Pension proposals produced very late

ANALYSIS: It was only at about 1am yesterday that trade union leaders received the proposals, writes Martin Wall

ANALYSIS:It was only at about 1am yesterday that trade union leaders received the proposals, writes Martin Wall

FOR THE last fortnight or so, trade union leaders had been aware that the Government was moving towards a pension levy for staff in the public service as an alternative to salary reductions in its effort to cut €2 billion from exchequer spending.

The Government’s intention had been widely flagged and even the general secretary of the Irish Congress of Trade Unions David Begg acknowledged that the final phase of talks would focus “inexorably” on pensions.

However, it was only at about 1am yesterday that trade union leaders received the full details of the Government’s proposals and alarm bells immediately started to ring.

READ MORE

Union leaders had earlier received a briefing from a senior official in the Department of Finance which was vague on specifics, but which had maintained that the lion’s share of the €2 billion cuts sought by the Government would have to come from the public sector pay bill.

On hearing the detailed proposals, the unions were unhappy at the scale of some of the proposed deductions and argued that low and middle-income earners – who make up the bulk of public sector staff – would be hit disproportionately.

However, revelations that the Government intended to include all forms of income – including some elements which are not currently considered reckonable for pensions – under the scope of the levy and that it planned to introduce special legislation within days added to the concern.

Informed sources said some union leaders feared that the measure could produce significant anomalies and could appear to members as very strongly resembling the pay cuts which the union movement had ruled out.

One senior union leader said yesterday that it had never been made clear before the early hours of yesterday that the Government intended to legislate immediately for the levy and that all income would come within its scope.

It is understood some unions pointed out that staff who worked limited hours and were currently not in the tax net would be forced to pay the new levy.

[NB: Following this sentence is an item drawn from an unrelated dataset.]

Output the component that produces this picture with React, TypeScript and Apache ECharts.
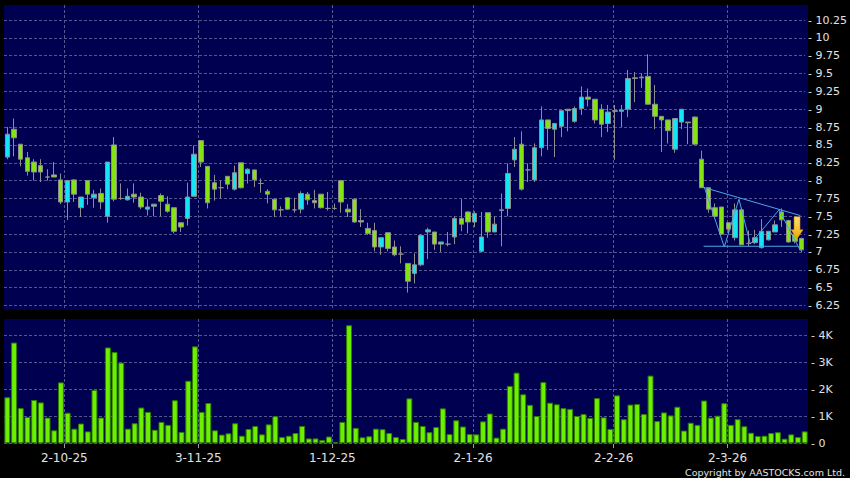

There was also unhappiness in some quarters at a signal from the Government that it was prepared to pay a 1 per cent outstanding rise due under benchmarking to relatively highly paid principal officers at a time when those in lower grades would see their take-home pay reduced.

There were also concerns that, due to the imminent deadline set by the Government, there would be no time to seek a reworking of the scheme in negotiations.

There was also much concern that members could see themselves being presented with significant cuts in their take-home pay for which they were largely unprepared.

However, it was not just the levy but also the lack of any substantive progress on a range of other issues of union concern in regard to private sector pensions, mortgage protection and executive pay that ultimately led to the collapse of the process.

The glacial pace of the negotiations on the economic recovery programme – which led to the pension levy plans only emerging late on the final night – was partly due to the strategy for the talks adopted by the unions.

Initially, the Government signalled that it wanted to engage on its plans for €2 billion in spending cuts.

However, the agenda later expanded considerably to include a wide range of other issues.

Sources said that the Ictu executive had sought in the course of the process not to let the expenditure talks get too far ahead of the non-expenditure elements.

The unions had in effect divided up their resources for the talks with the public sector committee of the Ictu, with its chairman Peter McLoone and Dan Murphy of the Public Service Executive Union (PSEU) involved in talks on the expenditure cuts.

Other senior union leaders from the Ictu’s general purposes committee dealt with the other issues.

On the Government side, the secretary general of the Department of the Taoiseach, Dermot McCarthy, had a key role in the whole process.

Taoiseach Brian Cowen was in attendance at Government Buildings all day before finally leaving shortly after 4am on Tuesday just after the talks collapsed.

Tánaiste Mary Coughlan left at around 5am.

One source said that some of the non-expenditure areas such as pension protection – hugely important in the wake of the Waterford Crystal closure – were highly complex and that the slow pace in relation to these topics left the expenditure strand squeezed for time as the Government’s deadline approached.

Some sources said that while drafts had been discussed over recent days, position papers on the various issues emerged only on Monday evening.

The reason for the unions not seeking to deal with the €2 billion cuts immediately was that their overall strategy was to push the Government to indicate what other groups were going to contribute.

The unions were determined that the process could not be solely about public sector pay. They wanted to see “pain-sharing” across all sectors.

This was essentially a code for tax rises either through income tax or through a new form of property tax. The unions wanted tax changes to be introduced this year.

This led to the other areas such as executive remuneration, assistance for people with mortgage arrears and pension changes, coming into the frame.

In effect, the unions needed progress on the non-expenditure areas to make acceptance of the €2 billion in spending cuts more acceptable to staff.

Employers, for their part, wanted issues such as new supports for business and energy reforms to be considered as part of the talks.

The result of all this was that by the time the overall framework document for the process was completed, the process which started out as a move by the Government to engage on spending cuts began to resemble the agenda for an overall partnership deal but with a much tighter timeframe for negotiation.